Being Schooled (learning to learn)

Start - Flathorn

Lesson 3: You just can't tell the weather in Alaska. In fact, you can't tell it anything!

A week before the race, forecasts called for a little snow leading up to and then clearing with temps in the low-20s on race day. This sounded about perfect to me even with the usual 10-degree drop or so on the remote sections of the course at night. Then, at the pre-race meeting, there was talk of epic snowfall and we watched the white stuff coming down all day Friday in Anchorage. We heard moans and groans from bikers at the local REI as they contemplated how much pushing would be required. We debated the need for snowshoes. Finally, word at the start was that much of the course hadn't seen any snow at all. The forecast was for clear skies the whole way which meant sunny days and frigid nights. I had no point of reference for any of this. I'd just experienced my first sub-zero temps, the sun was shining, I was freezing, and wearing more layers of clothing than I'd ever thrown on my body. Heading out, the weather and trail conditions, occupied my mind, but the course had plenty new experiences in store for me ahead.
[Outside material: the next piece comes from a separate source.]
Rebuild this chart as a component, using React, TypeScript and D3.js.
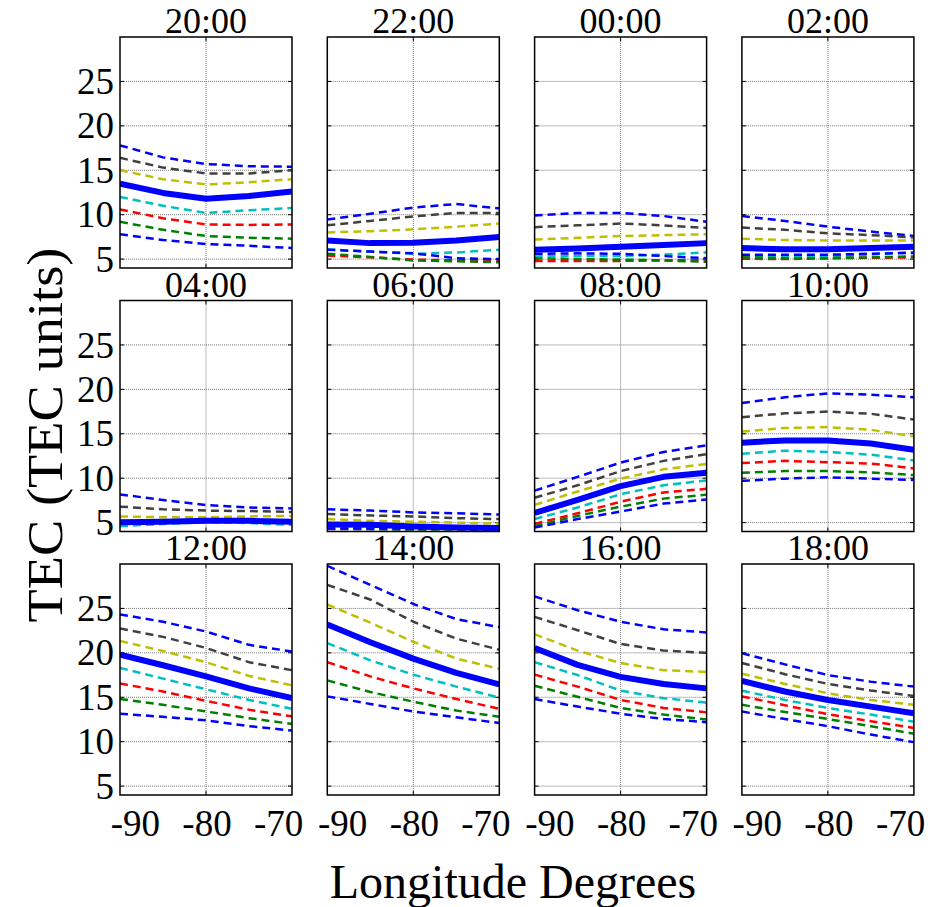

The course goes roughly thus: along a road, through the woods, across a swamp, to a lake, another swamp, along a couple rivers and then a final swamp to the turnaround where you do it in reverse, with some variation at the end. Of course, its all frozen solid and covered in snow. But, as I learned, snow comes in seemingly endless varieties. While I lack the experience to discern subtle differences, it was easy enough to tell that the quality of snow was going to be a major factor in this race. The deep, fluffy stuff in the initial miles were wrecking havoc with bikers as they futilely attempted to ride only to slide off and have to push before trying again. The narrow trail alongside the road became quite crowded making it also difficult for the skiers who needed a bit more space. Those of us on foot faired a somewhat better and I passed quite a few if only to keep myself moving. Still, it was no simple stroll and I would have preferred a more even effort at the start of the race. It did, however, manage to warm me up and I was able to remove my gore-tex jacket top layer.

After about 3 miles alongside Ayreshire Rd., we cut across it and onto a different road. Wide and packed-down, it was better for everyone. The bikes took off immediately, disappearing down the road, for the most part, not to be seen again until heading in the opposite direction. The skiers pulled away more slowly, but they at least  looked to be skiing now as opposed to walking with planks on their feet. While, it was clear that the weather and conditions have different implications for each chosen mode of transport, the impact to those of us on foot seemed to be less dramatic overall. Hard pack or deep snow, sunny skies or brutal storm, I realized that my pace on this course was going to fall within a certain general range: slow. I decided to "run" along this road just because I could. I took it easy trying to conserve energy, but still felt I was moving at a better pace than my GPS seemed to let on. Of course, I had no idea at the time that this would constitute my sole sub-14 minute mile of the entire race. As we turned off the road and into the woods, I knew I had a lot to learn.

Lesson 4: The sled does what the sled wants.

The next section of the course consisted of rolling hills and seemingly endless moguls. The moguls would become a major source of frustration. They are created by snowmobiles, but, then, so are the trails. It was the very definition of a mixed blessing. It's strange how things that hurt in the early part of an ultra will dissipate as the hours drag on. I commonly experience certain foot and leg twinges early on. In this race, my hips would be added to that equation as the sled tugged and pulled at them in new and uncomfortable ways. I remember my gluteus feeling sore and numb in the initial miles. Later in the race I don't recall thinking about my butt at all. Perhaps because there were bigger things occupying my mind. The challenge of the moguls helped take my mind off some of these early pains.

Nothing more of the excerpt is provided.